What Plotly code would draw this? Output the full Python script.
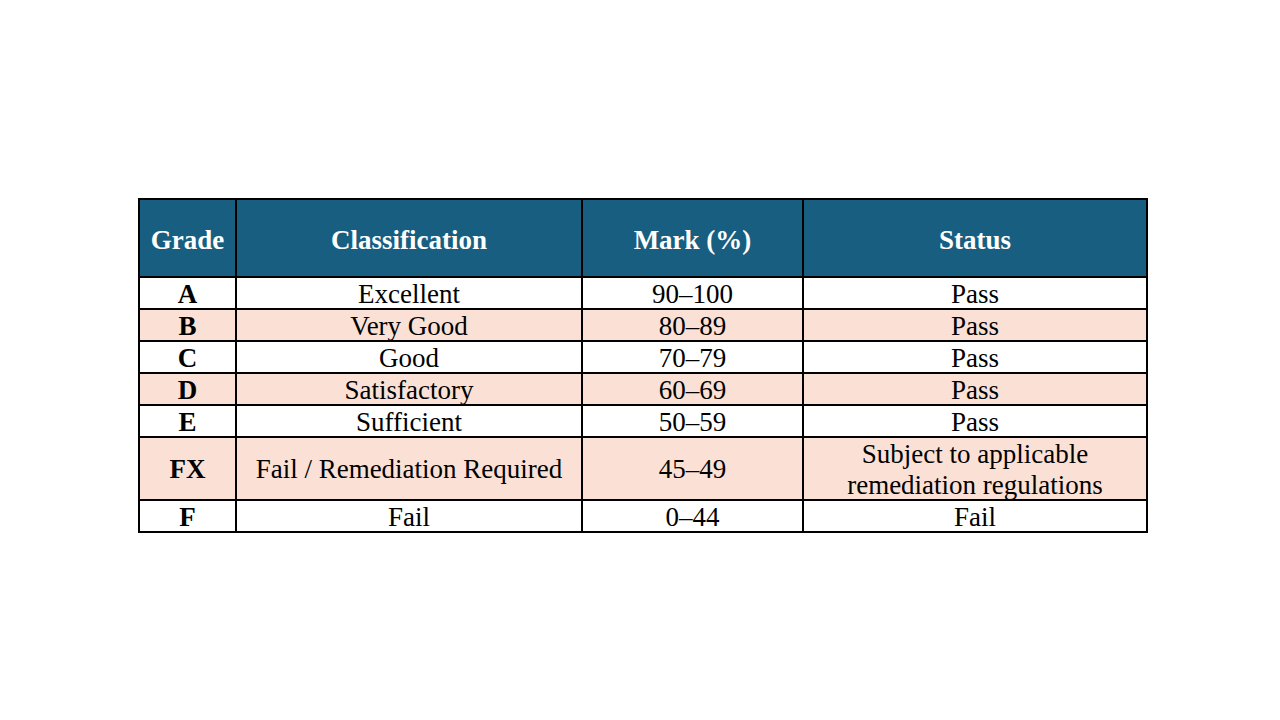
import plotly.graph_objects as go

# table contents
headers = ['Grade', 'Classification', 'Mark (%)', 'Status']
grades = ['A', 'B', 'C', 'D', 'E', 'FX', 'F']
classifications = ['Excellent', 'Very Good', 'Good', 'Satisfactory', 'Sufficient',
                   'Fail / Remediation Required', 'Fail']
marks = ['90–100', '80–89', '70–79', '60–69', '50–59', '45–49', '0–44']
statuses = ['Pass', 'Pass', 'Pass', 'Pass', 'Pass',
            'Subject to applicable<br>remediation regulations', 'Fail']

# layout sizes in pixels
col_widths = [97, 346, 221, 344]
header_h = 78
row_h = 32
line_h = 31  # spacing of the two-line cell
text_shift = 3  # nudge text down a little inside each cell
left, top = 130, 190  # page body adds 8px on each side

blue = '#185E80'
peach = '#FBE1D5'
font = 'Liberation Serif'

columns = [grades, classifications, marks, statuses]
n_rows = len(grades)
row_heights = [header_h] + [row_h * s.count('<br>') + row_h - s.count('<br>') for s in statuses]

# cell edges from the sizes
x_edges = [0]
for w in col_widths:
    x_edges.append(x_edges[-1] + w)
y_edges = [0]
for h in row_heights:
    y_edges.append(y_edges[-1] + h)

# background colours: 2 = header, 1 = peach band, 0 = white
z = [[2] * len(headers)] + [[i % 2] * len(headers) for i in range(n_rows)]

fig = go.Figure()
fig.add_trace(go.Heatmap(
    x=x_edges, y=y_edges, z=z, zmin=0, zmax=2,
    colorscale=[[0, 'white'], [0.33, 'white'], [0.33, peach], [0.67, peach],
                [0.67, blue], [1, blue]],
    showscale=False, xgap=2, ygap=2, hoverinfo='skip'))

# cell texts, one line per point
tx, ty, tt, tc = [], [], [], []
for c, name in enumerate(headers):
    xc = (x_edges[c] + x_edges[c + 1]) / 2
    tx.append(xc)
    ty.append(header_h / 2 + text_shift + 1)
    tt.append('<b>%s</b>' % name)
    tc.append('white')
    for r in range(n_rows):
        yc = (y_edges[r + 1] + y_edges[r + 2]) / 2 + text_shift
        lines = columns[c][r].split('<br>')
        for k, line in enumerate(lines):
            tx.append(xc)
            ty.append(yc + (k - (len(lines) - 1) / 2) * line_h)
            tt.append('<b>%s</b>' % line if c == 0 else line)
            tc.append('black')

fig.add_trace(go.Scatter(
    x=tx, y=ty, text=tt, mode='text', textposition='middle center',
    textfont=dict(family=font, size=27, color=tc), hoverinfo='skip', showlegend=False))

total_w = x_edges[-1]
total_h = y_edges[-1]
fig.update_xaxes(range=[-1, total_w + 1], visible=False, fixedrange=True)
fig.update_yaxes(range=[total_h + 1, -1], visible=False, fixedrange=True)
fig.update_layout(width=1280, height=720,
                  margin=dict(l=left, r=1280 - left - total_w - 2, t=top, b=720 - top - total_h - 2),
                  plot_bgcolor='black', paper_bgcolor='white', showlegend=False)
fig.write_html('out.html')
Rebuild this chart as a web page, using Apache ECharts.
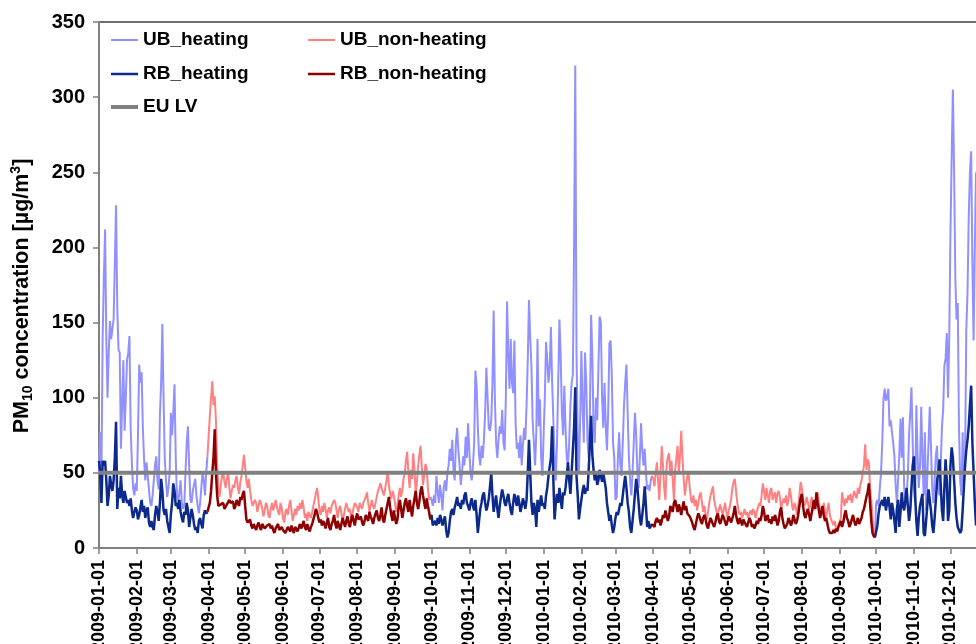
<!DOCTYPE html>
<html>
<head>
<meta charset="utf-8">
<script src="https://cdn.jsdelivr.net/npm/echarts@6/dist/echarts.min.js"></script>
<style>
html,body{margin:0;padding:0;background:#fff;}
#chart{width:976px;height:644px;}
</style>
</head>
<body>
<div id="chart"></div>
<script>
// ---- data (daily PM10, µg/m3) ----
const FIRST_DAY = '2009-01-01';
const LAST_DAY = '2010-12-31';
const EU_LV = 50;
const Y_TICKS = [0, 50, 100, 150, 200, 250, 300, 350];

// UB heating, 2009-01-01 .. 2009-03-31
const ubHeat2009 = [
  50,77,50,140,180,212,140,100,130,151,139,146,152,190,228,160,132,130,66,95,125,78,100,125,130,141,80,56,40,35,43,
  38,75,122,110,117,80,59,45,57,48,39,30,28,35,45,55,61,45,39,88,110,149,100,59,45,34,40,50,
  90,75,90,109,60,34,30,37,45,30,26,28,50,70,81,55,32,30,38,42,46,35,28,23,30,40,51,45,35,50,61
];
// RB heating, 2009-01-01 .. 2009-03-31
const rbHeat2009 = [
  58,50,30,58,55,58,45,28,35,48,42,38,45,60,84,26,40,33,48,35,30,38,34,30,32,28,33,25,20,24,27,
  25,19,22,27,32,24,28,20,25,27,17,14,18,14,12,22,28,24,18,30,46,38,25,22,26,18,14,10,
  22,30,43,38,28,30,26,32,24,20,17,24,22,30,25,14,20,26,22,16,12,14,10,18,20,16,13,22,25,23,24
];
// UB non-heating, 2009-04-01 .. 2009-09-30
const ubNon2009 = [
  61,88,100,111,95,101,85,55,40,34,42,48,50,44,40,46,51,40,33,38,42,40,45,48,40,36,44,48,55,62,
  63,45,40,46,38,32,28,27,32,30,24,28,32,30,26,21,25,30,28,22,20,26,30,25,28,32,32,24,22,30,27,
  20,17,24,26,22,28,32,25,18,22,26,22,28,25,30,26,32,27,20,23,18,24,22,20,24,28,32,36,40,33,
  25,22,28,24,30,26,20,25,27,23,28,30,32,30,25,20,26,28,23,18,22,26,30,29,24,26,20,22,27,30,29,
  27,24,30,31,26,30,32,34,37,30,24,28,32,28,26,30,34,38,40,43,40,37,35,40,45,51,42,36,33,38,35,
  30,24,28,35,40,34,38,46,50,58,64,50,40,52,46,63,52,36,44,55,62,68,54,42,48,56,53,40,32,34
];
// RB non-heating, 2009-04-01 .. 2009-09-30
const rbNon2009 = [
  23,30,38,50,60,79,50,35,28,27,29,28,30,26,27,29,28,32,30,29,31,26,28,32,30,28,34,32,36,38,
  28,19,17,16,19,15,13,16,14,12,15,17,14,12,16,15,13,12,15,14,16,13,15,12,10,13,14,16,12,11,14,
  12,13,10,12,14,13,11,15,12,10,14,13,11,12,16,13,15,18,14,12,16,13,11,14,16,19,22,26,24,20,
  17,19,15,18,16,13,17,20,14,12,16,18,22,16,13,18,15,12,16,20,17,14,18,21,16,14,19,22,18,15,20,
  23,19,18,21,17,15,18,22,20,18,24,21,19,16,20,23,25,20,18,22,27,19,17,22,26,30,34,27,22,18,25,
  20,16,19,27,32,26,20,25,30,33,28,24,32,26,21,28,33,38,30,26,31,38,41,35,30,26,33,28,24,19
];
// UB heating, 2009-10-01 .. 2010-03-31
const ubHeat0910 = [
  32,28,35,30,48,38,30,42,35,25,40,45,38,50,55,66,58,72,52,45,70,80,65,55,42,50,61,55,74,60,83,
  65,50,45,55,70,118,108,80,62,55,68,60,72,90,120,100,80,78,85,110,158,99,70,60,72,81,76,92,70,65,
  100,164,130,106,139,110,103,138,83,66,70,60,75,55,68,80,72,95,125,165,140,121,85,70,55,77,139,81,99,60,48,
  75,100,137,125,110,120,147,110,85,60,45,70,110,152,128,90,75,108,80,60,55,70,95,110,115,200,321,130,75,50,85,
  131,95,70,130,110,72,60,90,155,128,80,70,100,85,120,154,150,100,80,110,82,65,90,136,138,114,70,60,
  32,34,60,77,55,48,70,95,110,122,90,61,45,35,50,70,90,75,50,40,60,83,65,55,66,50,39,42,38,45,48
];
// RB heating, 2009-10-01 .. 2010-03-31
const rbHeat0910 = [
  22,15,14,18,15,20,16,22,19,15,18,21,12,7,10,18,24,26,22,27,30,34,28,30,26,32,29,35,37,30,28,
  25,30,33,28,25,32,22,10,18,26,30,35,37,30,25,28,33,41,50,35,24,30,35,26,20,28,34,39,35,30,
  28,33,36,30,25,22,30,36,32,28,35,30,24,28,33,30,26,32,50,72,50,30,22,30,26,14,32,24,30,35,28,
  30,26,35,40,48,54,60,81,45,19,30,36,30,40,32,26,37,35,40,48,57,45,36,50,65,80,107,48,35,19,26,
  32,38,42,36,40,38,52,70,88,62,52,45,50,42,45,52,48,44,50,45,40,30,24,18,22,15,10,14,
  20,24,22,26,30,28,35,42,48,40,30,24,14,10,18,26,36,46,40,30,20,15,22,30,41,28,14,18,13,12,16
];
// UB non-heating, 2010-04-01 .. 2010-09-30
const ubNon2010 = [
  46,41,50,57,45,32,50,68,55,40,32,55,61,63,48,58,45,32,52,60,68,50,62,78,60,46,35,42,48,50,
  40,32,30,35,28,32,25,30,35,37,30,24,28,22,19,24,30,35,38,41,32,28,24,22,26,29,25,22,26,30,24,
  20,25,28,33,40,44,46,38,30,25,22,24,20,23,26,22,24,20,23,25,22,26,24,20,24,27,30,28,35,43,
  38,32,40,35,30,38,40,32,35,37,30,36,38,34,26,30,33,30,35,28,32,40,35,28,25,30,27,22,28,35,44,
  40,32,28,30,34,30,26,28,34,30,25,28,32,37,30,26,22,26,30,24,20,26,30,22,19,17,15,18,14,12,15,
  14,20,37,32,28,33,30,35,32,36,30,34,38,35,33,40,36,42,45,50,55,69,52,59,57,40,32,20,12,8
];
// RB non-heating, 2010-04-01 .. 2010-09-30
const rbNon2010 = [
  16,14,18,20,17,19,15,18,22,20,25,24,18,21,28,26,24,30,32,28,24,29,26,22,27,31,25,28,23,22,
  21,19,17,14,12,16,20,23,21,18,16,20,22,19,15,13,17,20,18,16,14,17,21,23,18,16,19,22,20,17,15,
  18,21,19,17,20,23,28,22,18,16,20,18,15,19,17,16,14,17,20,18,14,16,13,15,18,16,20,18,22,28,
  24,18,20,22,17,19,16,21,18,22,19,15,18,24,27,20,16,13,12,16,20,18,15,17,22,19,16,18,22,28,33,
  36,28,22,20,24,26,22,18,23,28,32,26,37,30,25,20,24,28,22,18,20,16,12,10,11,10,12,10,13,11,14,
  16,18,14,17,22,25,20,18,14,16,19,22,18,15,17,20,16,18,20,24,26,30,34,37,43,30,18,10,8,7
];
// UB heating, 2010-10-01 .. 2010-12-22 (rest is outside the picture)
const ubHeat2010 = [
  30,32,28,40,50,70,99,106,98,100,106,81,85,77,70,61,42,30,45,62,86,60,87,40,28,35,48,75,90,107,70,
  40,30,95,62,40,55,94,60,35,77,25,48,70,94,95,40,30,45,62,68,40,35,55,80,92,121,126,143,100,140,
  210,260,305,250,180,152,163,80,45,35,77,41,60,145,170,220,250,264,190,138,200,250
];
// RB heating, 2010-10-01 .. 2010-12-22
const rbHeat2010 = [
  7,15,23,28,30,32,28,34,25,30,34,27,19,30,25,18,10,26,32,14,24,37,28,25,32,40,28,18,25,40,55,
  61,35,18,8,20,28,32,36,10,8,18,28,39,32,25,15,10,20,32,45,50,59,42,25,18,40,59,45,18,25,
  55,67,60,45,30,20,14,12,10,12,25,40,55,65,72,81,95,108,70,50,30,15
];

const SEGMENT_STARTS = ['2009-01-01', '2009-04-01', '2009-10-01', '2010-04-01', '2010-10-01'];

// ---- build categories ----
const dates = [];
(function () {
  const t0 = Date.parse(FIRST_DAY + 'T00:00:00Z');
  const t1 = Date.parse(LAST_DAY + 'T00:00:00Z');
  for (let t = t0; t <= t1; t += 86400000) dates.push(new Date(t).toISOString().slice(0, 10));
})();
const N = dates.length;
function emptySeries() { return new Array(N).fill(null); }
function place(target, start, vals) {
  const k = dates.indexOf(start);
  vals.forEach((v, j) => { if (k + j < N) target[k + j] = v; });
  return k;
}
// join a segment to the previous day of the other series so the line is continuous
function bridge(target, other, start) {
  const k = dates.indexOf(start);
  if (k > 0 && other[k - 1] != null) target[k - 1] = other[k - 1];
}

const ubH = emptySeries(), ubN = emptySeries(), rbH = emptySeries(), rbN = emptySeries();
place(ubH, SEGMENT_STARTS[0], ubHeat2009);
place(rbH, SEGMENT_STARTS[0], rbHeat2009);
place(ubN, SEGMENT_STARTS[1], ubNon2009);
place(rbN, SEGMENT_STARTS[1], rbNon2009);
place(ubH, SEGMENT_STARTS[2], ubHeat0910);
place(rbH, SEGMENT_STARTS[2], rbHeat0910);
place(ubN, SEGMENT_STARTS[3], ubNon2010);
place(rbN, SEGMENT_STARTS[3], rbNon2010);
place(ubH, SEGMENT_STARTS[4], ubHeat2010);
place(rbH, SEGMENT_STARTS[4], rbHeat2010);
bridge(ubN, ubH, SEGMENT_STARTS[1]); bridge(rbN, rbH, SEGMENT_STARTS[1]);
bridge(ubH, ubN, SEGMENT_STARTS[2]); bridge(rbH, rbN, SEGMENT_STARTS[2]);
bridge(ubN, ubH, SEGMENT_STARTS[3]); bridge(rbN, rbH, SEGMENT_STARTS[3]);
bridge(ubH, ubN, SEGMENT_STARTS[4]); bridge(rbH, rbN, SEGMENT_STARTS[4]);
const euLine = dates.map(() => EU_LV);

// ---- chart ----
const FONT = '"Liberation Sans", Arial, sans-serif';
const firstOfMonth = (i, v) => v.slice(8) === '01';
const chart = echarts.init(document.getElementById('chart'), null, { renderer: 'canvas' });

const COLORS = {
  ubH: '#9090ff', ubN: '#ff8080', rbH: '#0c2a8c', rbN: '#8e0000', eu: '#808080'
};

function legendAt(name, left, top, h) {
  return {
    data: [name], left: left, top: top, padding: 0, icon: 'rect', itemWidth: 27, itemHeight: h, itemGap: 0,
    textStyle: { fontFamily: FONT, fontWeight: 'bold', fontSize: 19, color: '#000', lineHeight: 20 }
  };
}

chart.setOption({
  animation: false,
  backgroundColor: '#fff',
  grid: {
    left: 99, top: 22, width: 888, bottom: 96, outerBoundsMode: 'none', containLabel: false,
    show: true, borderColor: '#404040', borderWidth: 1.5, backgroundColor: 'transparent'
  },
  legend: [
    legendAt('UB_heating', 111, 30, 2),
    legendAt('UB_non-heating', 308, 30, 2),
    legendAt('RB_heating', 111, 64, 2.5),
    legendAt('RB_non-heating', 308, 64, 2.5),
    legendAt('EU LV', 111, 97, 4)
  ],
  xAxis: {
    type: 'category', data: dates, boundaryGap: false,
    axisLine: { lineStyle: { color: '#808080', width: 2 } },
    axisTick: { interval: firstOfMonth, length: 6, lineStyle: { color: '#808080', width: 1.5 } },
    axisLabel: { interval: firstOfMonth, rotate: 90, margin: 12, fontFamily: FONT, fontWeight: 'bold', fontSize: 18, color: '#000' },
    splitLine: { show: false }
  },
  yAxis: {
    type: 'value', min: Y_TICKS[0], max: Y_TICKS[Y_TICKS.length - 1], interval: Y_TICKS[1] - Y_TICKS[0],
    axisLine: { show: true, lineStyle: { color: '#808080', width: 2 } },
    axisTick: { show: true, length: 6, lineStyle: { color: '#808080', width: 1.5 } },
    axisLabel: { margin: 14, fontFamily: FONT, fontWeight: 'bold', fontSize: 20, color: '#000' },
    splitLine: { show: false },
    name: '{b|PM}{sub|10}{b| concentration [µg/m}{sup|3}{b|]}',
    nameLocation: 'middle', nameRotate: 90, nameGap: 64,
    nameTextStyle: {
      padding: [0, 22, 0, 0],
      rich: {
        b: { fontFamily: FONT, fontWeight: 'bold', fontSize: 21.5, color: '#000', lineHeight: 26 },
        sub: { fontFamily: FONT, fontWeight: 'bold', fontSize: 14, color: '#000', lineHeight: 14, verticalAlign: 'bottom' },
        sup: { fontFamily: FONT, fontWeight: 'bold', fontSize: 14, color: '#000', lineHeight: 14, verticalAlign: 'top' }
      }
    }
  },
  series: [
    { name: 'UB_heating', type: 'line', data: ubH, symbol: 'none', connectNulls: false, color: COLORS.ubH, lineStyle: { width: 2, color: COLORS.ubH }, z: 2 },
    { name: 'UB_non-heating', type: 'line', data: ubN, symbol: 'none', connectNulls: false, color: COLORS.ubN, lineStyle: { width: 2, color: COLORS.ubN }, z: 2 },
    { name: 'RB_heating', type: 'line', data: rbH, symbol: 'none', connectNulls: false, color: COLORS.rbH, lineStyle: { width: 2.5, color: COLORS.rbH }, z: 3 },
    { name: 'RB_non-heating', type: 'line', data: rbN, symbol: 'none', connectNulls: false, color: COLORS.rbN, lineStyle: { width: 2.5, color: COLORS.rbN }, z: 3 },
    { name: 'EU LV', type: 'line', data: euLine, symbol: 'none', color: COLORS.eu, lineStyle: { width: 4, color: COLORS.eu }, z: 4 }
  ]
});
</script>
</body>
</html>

•••••

In the entries above, find each line with the string "script" and copy it.

▶ **Task result**:
What Plotly code would draw this? Output the full Python script.
<script src="https://cdn.jsdelivr.net/npm/echarts@6/dist/echarts.min.js"></script>
<script>
</script>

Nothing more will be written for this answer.